Stores frequently accessed disk data in RAM to speed up file access operations.

4. Web Cache

  • Browser Cache: Stores static files (CSS, JS, images).
  • Proxy Cache: Intermediary between client and server.
  • CDN (Content Delivery Network): Caches content geographically close to the user.

5. Application Cache

Framework-level or code-level cache like:

  • Django/Flask cache
  • Rails cache
  • ASP.NET in-memory cache

6. Database Cache

Improves query performance by caching:

  • Query results
  • Computed values
  • Rows or pages (e.g., MySQL buffer pool)

Popular Caching Strategies

StrategyDescription
Write-throughData is written to both the cache and the backing store simultaneously.
Write-backData is written to cache first and updated in the main storage later.
Read-throughApplication reads from cache; if missing, fetches from main source and updates cache.
Write-aroundData is written only to storage, avoiding cache pollution.

Replacement Policies

When the cache is full, the system needs to decide which data to evict. Common policies include:

PolicyDescription
LRULeast Recently Used
LFULeast Frequently Used
FIFOFirst In, First Out
RandomRandom item is removed
MRUMost Recently Used (less common)

Cache Coherence

In multi-processor or multi-threaded systems, keeping multiple caches synchronized is essential. This is known as cache coherence.

Example scenario:

  • CPU 1 modifies variable X in its cache.
  • CPU 2 has a stale copy of X.
  • If coherence isn’t maintained, incorrect program behavior occurs.

Protocols like MESI (Modified, Exclusive, Shared, Invalid) help maintain coherence.

Distributed Caching

Used in large-scale systems where multiple servers need fast access to shared data.

Common Tools:

  • Redis: In-memory key-value store, highly popular.
  • Memcached: Lightweight distributed memory object caching system.
  • Hazelcast: Java-based distributed cache.
  • Ehcache: Java in-process cache.

Cache Invalidation

Keeping cache up-to-date is challenging. Strategies include:

  • Time-based: Cache expires after a set TTL (time to live).
  • Event-based: Cache is invalidated when the underlying data changes.
  • Manual: Application explicitly deletes cache entry.

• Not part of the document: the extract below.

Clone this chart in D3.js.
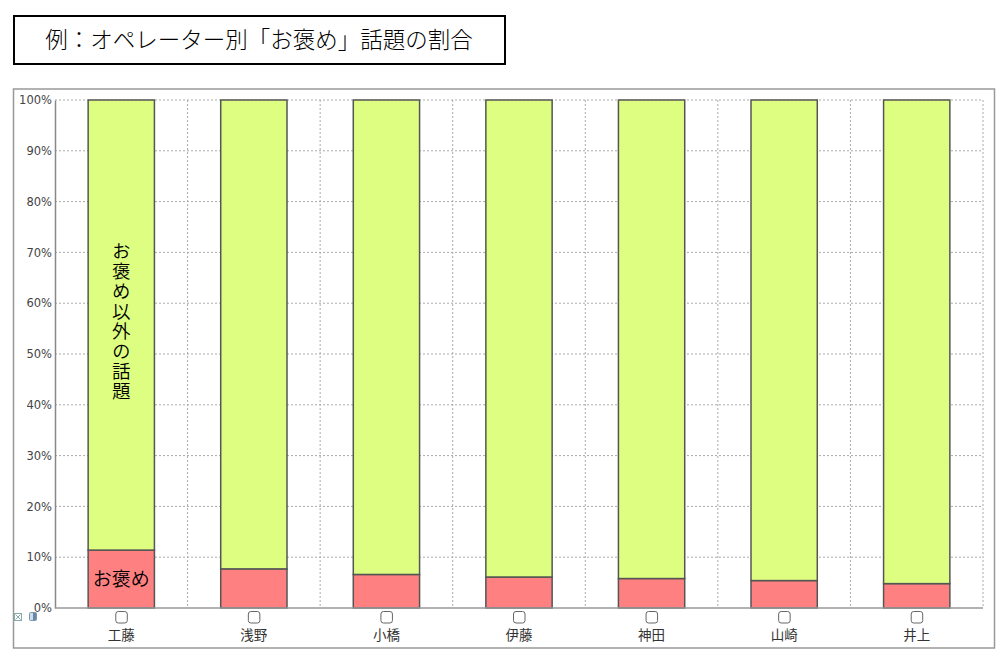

Cache invalidation is famously hard:

“There are only two hard things in Computer Science: cache invalidation, naming things, and off-by-one errors.” — Phil Karlton

Example: Web Page Caching (Python)

from functools import lru_cache

@lru_cache(maxsize=128)
def get_user_data(user_id):
    # Simulated slow function
    time.sleep(2)
    return db.query(user_id)

This decorates the function with a least-recently-used cache of 128 entries.

Performance Metrics

MetricDescription
Hit Rate% of times data was found in the cache
Miss Rate1 – Hit Rate
Eviction CountHow many entries have been removed
LatencyTime to serve from cache vs source
ThroughputHow many requests served per second

Pros and Cons of Caching

✅ Pros

  • Reduces latency
  • Lowers backend load
  • Improves scalability
  • Enhances user experience

❌ Cons

  • Data staleness risk
  • Complexity in invalidation
  • Memory consumption
  • Risk of cache poisoning

Real-World Use Cases

ScenarioCache Application
Web appsBrowser cache, CDN caching
E-commerceProduct listings, user sessions
DatabasesFrequently accessed query results
APIsRate-limiting and throttling using cache
Operating SystemsFile system caching, paging
Machine LearningCaching preprocessed datasets

Advanced Concepts

1. Write Amplification

In storage systems, frequent writes to cache may lead to increased I/O on disks if not managed well.

2. Cache Stampede

Occurs when many clients simultaneously attempt to recompute a missing or expired cache item.

Mitigation Techniques:

  • Use mutex locks.
  • Introduce random TTLs.
  • Use stale-while-revalidate strategies.

3. Lazy vs Eager Caching

  • Lazy: Data cached only when requested.
  • Eager: Data prefetched into cache ahead of time.

Security Considerations

  • Cache Poisoning: Malicious data injected into cache.
  • Sensitive Data Leakage: Caching user-specific or confidential data without control.
  • Side-Channel Attacks: Exploiting cache behavior to infer sensitive information (e.g., Meltdown/Spectre).

Related Terms

Conclusion

Caching is a core performance optimization technique that powers everything from microprocessors to large-scale web applications. While simple in principle — store now, retrieve fast — caching introduces sophisticated design trade-offs around consistency, memory usage, and invalidation strategies. Whether it’s a browser serving a static image or a distributed Redis cluster powering real-time analytics, caching remains essential in designing responsive and efficient systems.